Marijuana as Medicine Rejected by High Court
By Charles Lane

This article appeared in the International Herald Tribune, 2001-05-15, page 3 (reprinted from the Washington Post). Comments in the article colored thus and enclosed in brackets are by Peter Meyer.

The Supreme Court ruled Monday [2001-05-14 CE] that the federal government can shut down Califomia marijuana cooperatives that distribute the drug to people who say they need it to combat the symptoms of AIDS, cancer, multiple sclerosis and other diseases. [Marijuana is a plant, not a drug.]

There is no "medical necessity" exception to the federal prohibition on the possession and distribution of marijuana, the court said in an 8-0 opinion written by Justice Clarence Thomas [a.k.a. "Uncle Tom"].

The decision is a major setback to the medical marijuana movement. In 1996, California voters approved a referendum which gave rise to medical marijuana cooperatives in that state, and since then voters in eight other states have passed similar measures.

Medical marijuana advocates maintain that a decision against the Oakland, California, marijuana cooperatives would deter other states from taking similar action.

Voters in Arizona, Alaska, Colorado, Maine, Nevada, Oregon and Washington also have approved ballot initiatives allowing the use of medical marijuana. In Hawaii, the legislature passed a similar law and the governor signed it last year.

[Whatever happened to states' rights? According to Article X of the Bill of Rights the states retain all rights not explicitly granted to the federal government. Thus the states have a right to decriminalize the medical use of marijuana if that's what the voters want. The federal government has no right to overturn such legislation by the states.]

The case began in 1998 when the federal government sought an injunction against the Oakland Cannabis Buyers Cooperative and five other marijuana distributors. The 9th Circuit Court of Appeals reversed a lower-court ruling that had sided with the government. In doing so, the 9th Circuit created the "medical necessity" defense.

However, the court held Monday that federal anti-drug laws trump state provisions and that they "leave no doubt" that medical necessity cannot be a defense to a charge of distribution of marijuana. [Another demonstration of the fascist nature of the U.S. federal government.]

"It is clear from the text of the act that Congress has made a determination that marijuana has no medical benefits worthy of an exception," Justice Thomas wrote. [And how many congress critters are qualified to judge whether marijuana has medical benefits?

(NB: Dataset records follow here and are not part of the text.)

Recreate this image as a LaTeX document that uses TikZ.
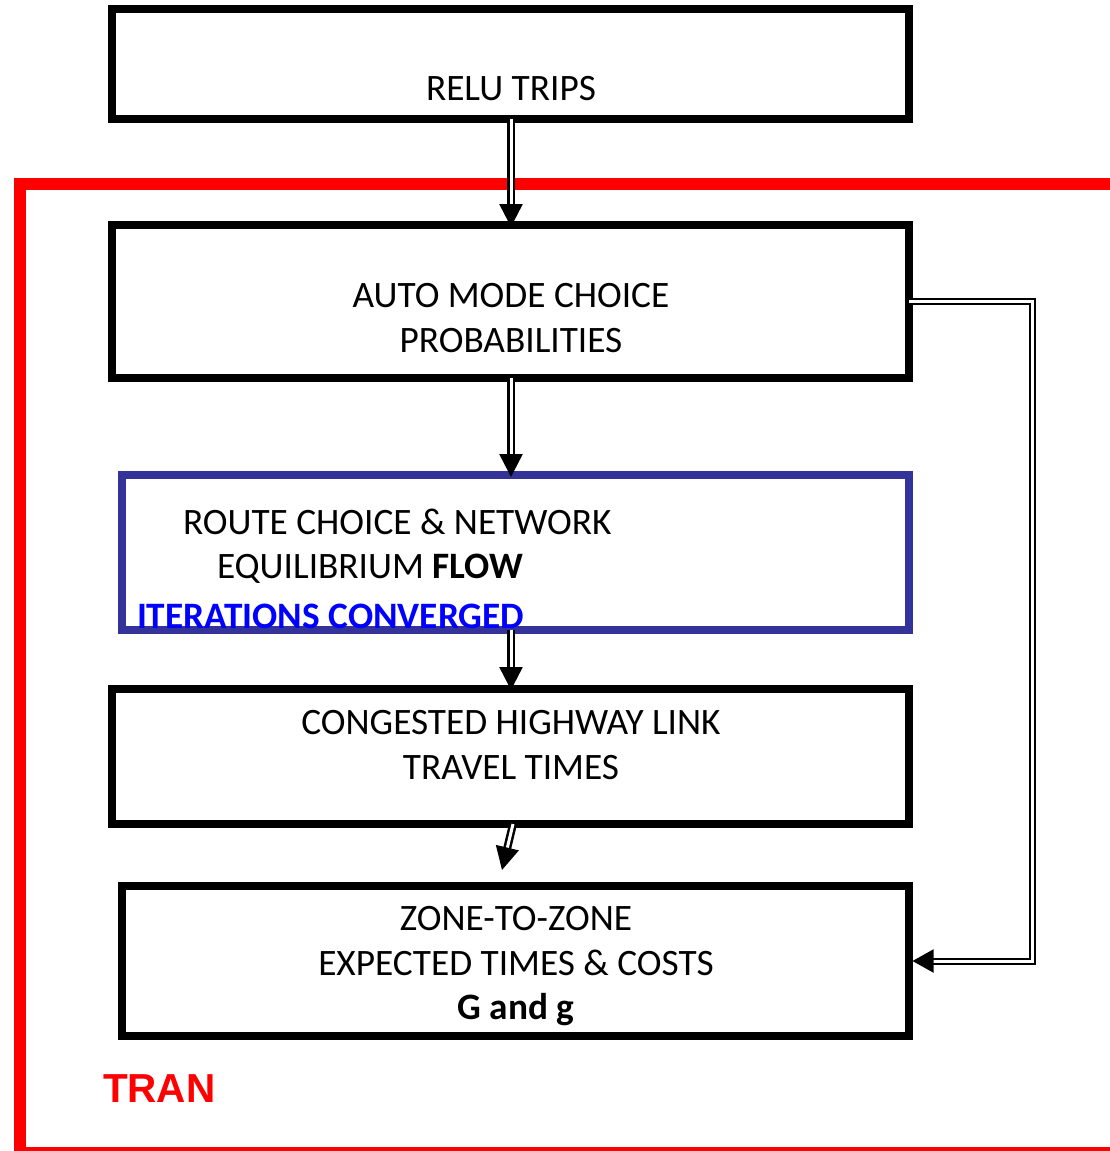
\documentclass[tikz,border=0pt]{standalone}
\usepackage{fontspec}
\setmainfont{Carlito}
\newfontfamily\arialfont{Liberation Sans}
\usetikzlibrary{arrows.meta}
\definecolor{routeblue}{HTML}{333399}
\definecolor{itblue}{HTML}{0000FF}
\definecolor{tranred}{HTML}{FF0000}
\tikzset{
  box/.style={draw=black, line width=7.5pt, inner sep=0pt, outer sep=0pt, fill=none},
  txt/.style={font=\fontsize{37.3}{45}\selectfont, inner sep=0pt, outer sep=0pt, anchor=base},
  dbl/.style={draw=black, line width=2.5pt, double=white, double distance=3pt,
              -{Triangle[length=23pt,width=23pt]}},
  dblthin/.style={draw=black, line width=2pt, double=white, double distance=3pt,
              -{Triangle[length=21pt,width=23pt]}},
  frame/.style={draw=tranred},
}
\begin{document}
\begin{tikzpicture}[x=1pt,y=-1pt]
\useasboundingbox (0,0) rectangle (1110,1151);
% red TRAN frame
\draw[frame, line width=12pt] (14,184) -- (1110,184);
\draw[frame, line width=12pt] (20,178) -- (20,1151);
\draw[frame, line width=4pt] (14,1149) -- (1110,1149);
% boxes
\node[box, minimum width=797pt, minimum height=110pt] (relu) at (510.5,64) {};
\node[box, minimum width=797pt, minimum height=153pt] (auto) at (510.5,301.5) {};
\node[box, draw=routeblue, minimum width=787pt, minimum height=155pt] (route) at (515.5,552.5) {};
\node[box, minimum width=797pt, minimum height=135pt] (cong) at (510.5,756.5) {};
\node[box, minimum width=787pt, minimum height=150pt] (zone) at (515.5,961) {};
% texts
\node[txt] (t1) at (511,100) {RELU TRIPS};
\node[txt] (t2) at (511,307) {AUTO MODE CHOICE};
\node[txt] (t3) at (511,352) {PROBABILITIES};
\node[txt, anchor=base west] (t4) at (183,534) {ROUTE CHOICE \& NETWORK};
\node[txt, anchor=base west] (t5) at (217,578) {EQUILIBRIUM \textbf{FLOW}};
\node[txt, anchor=base west, text=itblue, font=\fontsize{37.3}{45}\selectfont\bfseries] (t6) at (137,628) {ITERATIONS CONVERGED};
\node[txt] (t7) at (511,734) {CONGESTED HIGHWAY LINK};
\node[txt] (t8) at (511,779) {TRAVEL TIMES};
\node[txt] (t9) at (516,930) {ZONE-TO-ZONE};
\node[txt] (t10) at (516,975) {EXPECTED TIMES \& COSTS};
\node[txt] (t11) at (516,1019) {\textbf{G and g}};
\node[txt, anchor=base west, text=tranred, font=\fontsize{40.5}{48}\selectfont\arialfont\bfseries] (tran) at (103,1102) {TRAN};
% connectors
\draw[dbl, shorten >=-2pt] (relu.south -| 511,0) -- (auto.north -| 511,0);
\draw[dbl, shorten >=-2pt] (auto.south -| 511,0) -- (route.north -| 511,0);
\draw[dbl, shorten >=-1pt] (route.south -| 511,0) -- (cong.north -| 511,0);
\coordinate (e4) at (502,870);
\draw[dbl] ([xshift=2.5pt]cong.south) -- (e4);
\draw[dblthin, shorten >=3.5pt] (auto.east) -- ++(123,0) |- (zone.east);
\end{tikzpicture}
\end{document}
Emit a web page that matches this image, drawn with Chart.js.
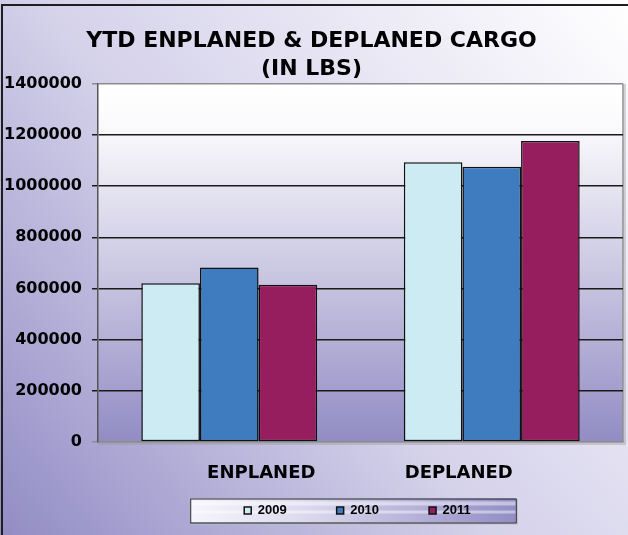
<!DOCTYPE html>
<html>
<head>
<meta charset="utf-8">
<script src="https://cdn.jsdelivr.net/npm/chart.js@4.4.0/dist/chart.umd.min.js"></script>
<style>
  html, body { margin: 0; padding: 0; background: #fff; }
</style>
</head>
<body>
<canvas id="cargoChart" width="628" height="535"></canvas>
<script>
const categories = ['ENPLANED', 'DEPLANED'];
const years = ['2009', '2010', '2011'];
const values2009 = [620000, 1093000];
const values2010 = [682000, 1076000];
const values2011 = [615000, 1176000];
const yTickValues = [0, 200000, 400000, 600000, 800000, 1000000, 1200000, 1400000];
const titleLines = ['YTD ENPLANED & DEPLANED CARGO', '(IN LBS)'];

const barColors = ['#cdebf2', '#3f7cbf', '#961e5e'];
const wideFont = "'DejaVu Sans', sans-serif";
// category names sit pulled in towards the middle in the original
const xLabelShift = [32, -33];

const backdrop = {
  id: 'backdrop',
  afterLayout(chart) {
    // legend is off-centre to the right
    chart.legend.left += 46;
    chart.legend.right += 46;
  },
  beforeDraw(chart) {
    const { ctx, width, height, chartArea: a } = chart;
    ctx.save();
    let g = ctx.createLinearGradient(0, height, width, 0);
    g.addColorStop(0, '#928cc4');
    g.addColorStop(0.45, '#d4d1ea');
    g.addColorStop(1, '#ffffff');
    ctx.fillStyle = g;
    ctx.fillRect(0, 0, width, height);

    ctx.strokeStyle = '#1e1e1e';
    ctx.lineWidth = 2;
    ctx.beginPath();
    ctx.moveTo(2, height);
    ctx.lineTo(2, 5);
    ctx.lineTo(width, 5);
    ctx.stroke();

    // plot area fill
    g = ctx.createLinearGradient(0, a.top, 0, a.bottom);
    g.addColorStop(0, '#ffffff');
    g.addColorStop(0.12, '#fafafc');
    g.addColorStop(1, '#928cc4');
    ctx.fillStyle = g;
    ctx.fillRect(a.left, a.top, a.right - a.left, a.bottom - a.top);
    ctx.strokeStyle = '#8c8c8c';
    ctx.lineWidth = 1.5;
    ctx.beginPath();
    ctx.moveTo(a.right, a.top);
    ctx.lineTo(a.right, a.bottom);
    ctx.stroke();
    ctx.strokeStyle = 'rgba(150,150,150,0.5)';
    ctx.beginPath();
    ctx.moveTo(a.left, a.bottom + 2);
    ctx.lineTo(a.right + 2, a.bottom + 2);
    ctx.lineTo(a.right + 2, a.top);
    ctx.stroke();

    // legend frame
    const hb = chart.legend.legendHitBoxes;
    if (hb && hb.length) {
      const last = hb[hb.length - 1];
      const l = hb[0].left - 54, r = last.left + last.width + 45;
      const yc = hb[0].top + hb[0].height / 2;
      const t = yc - 12, b = yc + 12;
      g = ctx.createLinearGradient(l, 0, r, 0);
      g.addColorStop(0, '#f6f5fb');
      g.addColorStop(0.35, '#dcd9ee');
      g.addColorStop(1, '#928dc5');
      ctx.fillStyle = g;
      ctx.fillRect(l, t, r - l, b - t);
      ctx.fillStyle = 'rgba(255,255,255,0.45)';
      ctx.fillRect(l, t + 3, r - l, 4);
      ctx.fillRect(l, t + 12, r - l, 3);
      ctx.strokeStyle = '#bdbdbd';
      ctx.lineWidth = 1;
      ctx.beginPath();
      ctx.moveTo(l + 1, b + 1.5);
      ctx.lineTo(r + 1.5, b + 1.5);
      ctx.lineTo(r + 1.5, t + 1);
      ctx.stroke();
      ctx.strokeStyle = '#262626';
      ctx.strokeRect(l + 0.5, t + 0.5, r - l, b - t);
    }
    ctx.restore();
  },
  afterDraw(chart) {
    const { ctx, chartArea: a } = chart;
    const xs = chart.scales.x;
    ctx.save();
    ctx.font = 'bold 18px ' + wideFont;
    ctx.fillStyle = '#000';
    ctx.textAlign = 'center';
    ctx.textBaseline = 'middle';
    categories.forEach((c, i) => {
      ctx.fillText(c, xs.getPixelForValue(i) + xLabelShift[i], a.bottom + 31);
    });
    ctx.restore();
  }
};

new Chart(document.getElementById('cargoChart'), {
  type: 'bar',
  data: {
    labels: categories,
    datasets: [values2009, values2010, values2011].map((vals, i) => ({
      label: years[i],
      data: vals,
      backgroundColor: barColors[i],
      borderColor: '#111',
      borderWidth: 1.5,
      borderSkipped: false
    }))
  },
  options: {
    responsive: false,
    animation: false,
    categoryPercentage: 0.67,
    barPercentage: 1,
    layout: { padding: { top: 27, right: 5, bottom: 8, left: 0 } },
    plugins: {
      title: {
        display: true,
        text: titleLines,
        color: '#000',
        font: { family: wideFont, size: 22, weight: 'bold', lineHeight: 1.29 },
        padding: 0
      },
      legend: {
        position: 'bottom',
        labels: {
          color: '#000',
          font: { family: "'Liberation Sans', Arial, sans-serif", size: 13, weight: 'bold' },
          boxWidth: 7,
          boxHeight: 7,
          padding: 50
        }
      },
      tooltip: { enabled: false }
    },
    scales: {
      x: {
        grid: { display: false },
        border: { color: '#8c8c8c', width: 1.5 },
        ticks: { display: false },
        afterFit: s => { s.height = 12; }
      },
      y: {
        min: 0,
        max: 1400000,
        afterBuildTicks: s => { s.ticks = yTickValues.map(v => ({ value: v })); },
        ticks: {
          callback: v => String(v),
          color: '#000',
          font: { family: wideFont, size: 16, weight: 'bold' },
          padding: 10
        },
        grid: {
          color: c => (c.tick && (c.tick.value === 0 || c.tick.value === 1400000)) ? '#8c8c8c' : '#1a1a1a',
          lineWidth: 1.5,
          tickLength: 6
        },
        border: { color: '#555', width: 1.5 },
        afterFit: s => { s.width = 98; }
      }
    }
  },
  plugins: [backdrop]
});
</script>
</body>
</html>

They are mostly lawyers, not doctors. Medical marijuana is prohibited for political, not medical, reasons.]

Advocates of medical marijuana say the drug can ease side effects from chemotherapy, save nauseated AIDS patients from wasting away or even allow multiple sclerosis sufferers to rise from a wheelchair and walk. [But of course if the use of marijuana is allowed on medical grounds then it is harder to prohibit its use by the general public — and the prohibitionists and drug warriors are desperate to avoid this development, a development which is occurring in many countries in the world, particularly in Europe.]

In a concurring opinion Justice John Paul Stevens, joined by Justices David Souter and Ruth Bader Ginsburg, expressed concern that Justice Thomas's opinion may have been too sweeping, since there might be circumstances where an individual patient might need to use a prohibited drug to save his life.

Justice Stevens wrote: "Most notably, whether the defense might be available to a seriously ill patient for whom there is no other means of avoiding starvation or extraordinacy suffering is a difficult issue that is not presented here." [But this issue was presented — these are exactly the benefits of the medical use of marijuana — and Stevens, Souter and Ginsburg went along with Uncle Tom in denying sufferers legal access to a means of relieving their suffering — a disgraceful and shameful decision which demonstrates once again that the U.S. Supreme Court has become a political tool of the ruling junta.]

In more enlightened countries, however, medical use of cannabis could soon be legal.